• [Challenge]:
Nothing outside the range from the line with "Write a Python" to the line with "plt.rcParams['font.family'] = ['Liberation" belongs in the copy, and no pictures do either; repeat that range exactly.

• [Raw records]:
-------------------------

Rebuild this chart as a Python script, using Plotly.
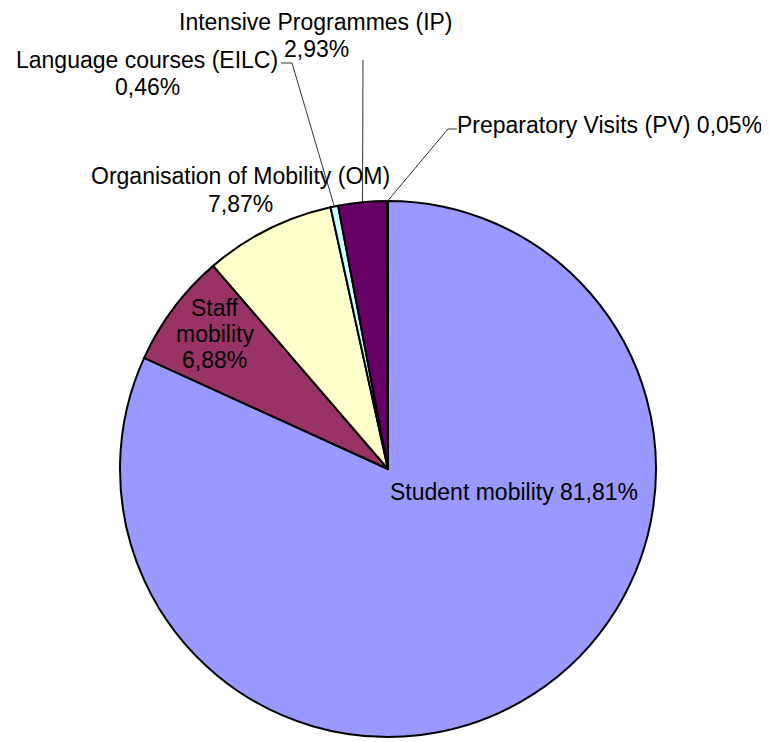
import math
import plotly.graph_objects as go

# Erasmus budget shares (%)
labels = [
    "Student mobility",
    "Staff mobility",
    "Organisation of Mobility (OM)",
    "Language courses (EILC)",
    "Intensive Programmes (IP)",
    "Preparatory Visits (PV)",
]
shares = [81.81, 6.88, 7.87, 0.46, 2.93, 0.05]
colors = ["#9999FF", "#993366", "#FFFFCC", "#CCFFFF", "#660066", "#FF8080"]

W, H = 769, 742
OFF = 8  # default body margin of the html page
CX, CY, R = 388, 469, 268  # pie centre / radius in screen pixels


def to_paper(x, y):
    return (x - OFF) / W, 1 - (y - OFF) / H


def pct(v):
    return f"{v:.2f}".replace(".", ",") + "%"


def slice_mid(i):
    # point on the rim at the middle of slice i (clockwise from 12 o'clock)
    total = sum(shares)
    frac = (sum(shares[:i]) + shares[i] / 2) / total
    ang = 2 * math.pi * frac
    return CX + R * math.sin(ang), CY - R * math.cos(ang)


x0, y1 = to_paper(CX - R, CY - R)
x1, y0 = to_paper(CX + R, CY + R)

fig = go.Figure(go.Pie(
    labels=labels,
    values=shares,
    sort=False,
    direction="clockwise",
    rotation=0,
    textinfo="none",
    hoverinfo="label+percent",
    marker=dict(colors=colors, line=dict(color="black", width=2)),
    domain=dict(x=[x0, x1], y=[y0, y1]),
    showlegend=False,
))

font = dict(family="Liberation Sans, Arial, sans-serif", size=23, color="black")

# label lines: (centre x, first line y, line gap, lines)
label_lines = [
    (514, 492, 27, [f"{labels[0]} {pct(shares[0])}"]),
    (215, 308, 26, ["Staff", "mobility", pct(shares[1])]),
    (240, 176, 28, [labels[2], pct(shares[2])]),
    (147, 60, 27, [labels[3], pct(shares[3])]),
    (316, 22, 27, [labels[4], pct(shares[4])]),
    (609, 125, 0, [f"{labels[5]} {pct(shares[5])}"]),
]

annotations = []
for cx, cy, gap, lines in label_lines:
    for k, line in enumerate(lines):
        xp, yp = to_paper(cx, cy + k * gap)
        annotations.append(dict(
            x=xp, y=yp, xref="paper", yref="paper",
            text=line, showarrow=False, font=font,
            xanchor="center", yanchor="middle",
        ))

# leader lines from labels to the small slices
leaders = {
    3: [(281, 63), (292, 63)],
    4: [(363, 60)],
    5: [(457, 129), (448, 129)],
}
shapes = []
for i, pts in leaders.items():
    pts = pts + [slice_mid(i)]
    path = ""
    for k, (x, y) in enumerate(pts):
        xp, yp = to_paper(x, y)
        path += ("M" if k == 0 else " L") + f" {xp:.5f},{yp:.5f}"
    shapes.append(dict(
        type="path", path=path, xref="paper", yref="paper",
        line=dict(color="#333333", width=1),
    ))

fig.update_layout(
    width=W,
    height=H,
    margin=dict(l=0, r=0, t=0, b=0),
    paper_bgcolor="white",
    plot_bgcolor="white",
    annotations=annotations,
    shapes=shapes,
)

fig.write_html("out.html")
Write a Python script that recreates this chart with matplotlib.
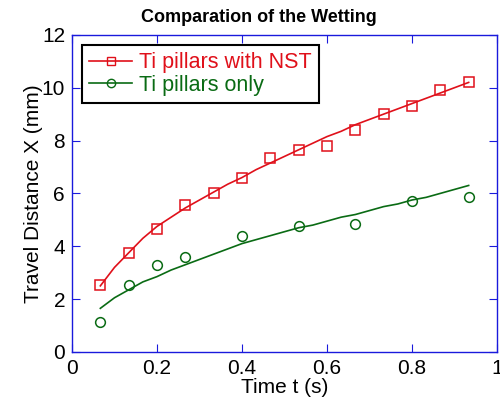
import matplotlib
matplotlib.use("Agg")
import matplotlib.pyplot as plt

plt.rcParams['font.family'] = ['Liberation Sans', 'DejaVu Sans']

# measured points (markers)
t_nst = [0.0667, 0.1333, 0.2, 0.2667, 0.3333, 0.4, 0.4667, 0.5333, 0.6, 0.6667, 0.7333, 0.8, 0.8667, 0.9333]
x_nst = [2.55, 3.75, 4.65, 5.55, 6.0, 6.6, 7.35, 7.65, 7.8, 8.4, 9.0, 9.3, 9.9, 10.2]
t_only = [0.0667, 0.1333, 0.2, 0.2667, 0.4, 0.5333, 0.6667, 0.8, 0.9333]
x_only = [1.15, 2.55, 3.3, 3.6, 4.4, 4.75, 4.85, 5.7, 5.85]

# fitted curves
t_fit = [0.0667, 0.1, 0.1333, 0.1667, 0.2, 0.2333, 0.2667, 0.3, 0.3333, 0.3667, 0.4, 0.4333, 0.4667, 0.5,
         0.5333, 0.5667, 0.6, 0.6333, 0.6667, 0.7, 0.7333, 0.7667, 0.8, 0.8333, 0.8667, 0.9, 0.9333]
fit_nst = [2.5, 3.2, 3.75, 4.3, 4.75, 5.1, 5.45, 5.75, 6.05, 6.35, 6.6, 6.9, 7.15, 7.4,
           7.65, 7.9, 8.15, 8.35, 8.6, 8.8, 9.0, 9.2, 9.4, 9.6, 9.8, 10.0, 10.2]
fit_only = [1.65, 2.05, 2.35, 2.65, 2.85, 3.1, 3.3, 3.5, 3.7, 3.9, 4.1, 4.25, 4.4, 4.55,
            4.7, 4.8, 4.95, 5.1, 5.2, 5.35, 5.5, 5.6, 5.75, 5.85, 6.0, 6.15, 6.3]

red = '#e0101a'
green = '#0a6b14'
blue = '#1a1adc'

fig = plt.figure(figsize=(5, 4.15), dpi=100)
ax = fig.add_axes([0.144, 0.152, 0.85, 0.764])

ax.plot(t_fit, fit_nst, color=red, lw=1.2)
ax.plot(t_fit, fit_only, color=green, lw=1.2)
ax.plot(t_nst, x_nst, 's', color=red, mfc='none', ms=7, mew=1.1)
ax.plot(t_only, x_only, 'o', color=green, mfc='none', ms=7, mew=1.1)

# legend handles: line + marker
h1, = ax.plot([], [], '-s', color=red, mfc='none', ms=6, lw=1.2)
h2, = ax.plot([], [], '-o', color=green, mfc='none', ms=6, lw=1.2)
leg = ax.legend([h1, h2], ['Ti pillars with NST', 'Ti pillars only'], loc='upper left',
                fontsize=15.5, fancybox=False, framealpha=1, edgecolor='black',
                handlelength=2.0, handletextpad=0.3, borderpad=0.35, labelspacing=0.08,
                borderaxespad=0.45)
leg.get_frame().set_linewidth(1.5)
leg.texts[0].set_color(red)
leg.texts[1].set_color(green)

ax.set_xlim(0, 1)
ax.set_ylim(0, 12)
ax.set_xticks([0, 0.2, 0.4, 0.6, 0.8, 1])
ax.set_xticklabels(['0', '0.2', '0.4', '0.6', '0.8', '1'])
ax.set_yticks(range(0, 13, 2))

for s in ax.spines.values():
    s.set_color(blue)
    s.set_linewidth(1.0)
ax.tick_params(direction='in', top=True, right=True, color=blue, length=6,
               labelsize=15, labelcolor='black', pad=5)

ax.set_xlabel('Time t (s)', fontsize=15, labelpad=0)
ax.set_ylabel('Travel Distance X (mm)', fontsize=15)
ax.yaxis.set_label_coords(-0.068, 0.5)
ax.set_title('Comparation of the Wetting', fontsize=13, fontweight='bold', pad=9, x=0.44)

fig.savefig('out.png', dpi=100)
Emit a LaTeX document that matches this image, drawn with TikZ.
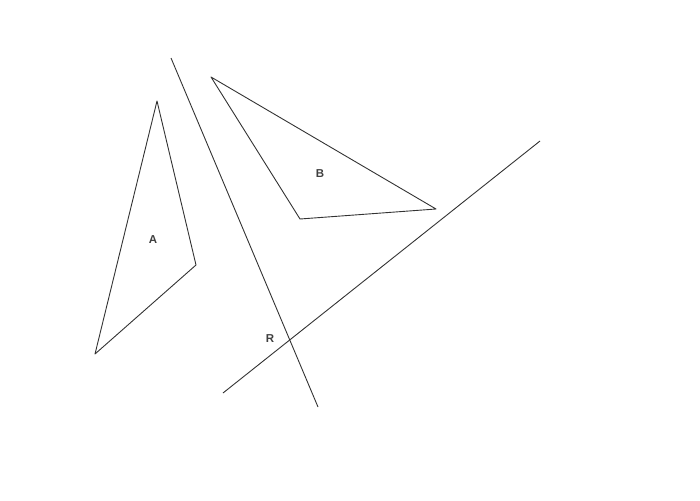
\documentclass[tikz,border=0pt]{standalone}
\usepackage{fontspec}
\setmainfont{Liberation Sans}
\usepackage{tikz}

\begin{document}
\begin{tikzpicture}[x=1pt,y=-1pt,line width=0.9pt,
    edge/.style={draw=black!80,line join=round},
    lbl/.style={text=black!75,font=\fontsize{11.5}{13}\selectfont\bfseries,inner sep=1pt}]
  \useasboundingbox (0,0) rectangle (700,500);
  % triangle A
  \coordinate (a1) at (157,101);
  \coordinate (a2) at (196,265);
  \coordinate (a3) at (95,354);
  \draw[edge] (a1) -- (a2) -- (a3) -- cycle;
  \node[lbl] (A) at (153,240) {A};
  % triangle B
  \coordinate (b1) at (211,77);
  \coordinate (b2) at (436,209);
  \coordinate (b3) at (300,219);
  \draw[edge] (b1) -- (b2) -- (b3) -- cycle;
  \node[lbl] (B) at (320,174) {B};
  % the two lines
  \coordinate (l1s) at (171,58);
  \coordinate (l1e) at (318,407);
  \coordinate (l2s) at (223,393);
  \coordinate (l2e) at (540,141);
  \draw[edge] (l1s) -- (l1e);
  \draw[edge] (l2s) -- (l2e);
  \node[lbl] (R) at (270,339) {R};
\end{tikzpicture}
\end{document}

-------------------------

• [Solution to this task]:
Write a Python script that recreates this chart with matplotlib.
import matplotlib
matplotlib.use("Agg")
import matplotlib.pyplot as plt

plt.rcParams['font.family'] = ['Liberation Sans', 'DejaVu Sans']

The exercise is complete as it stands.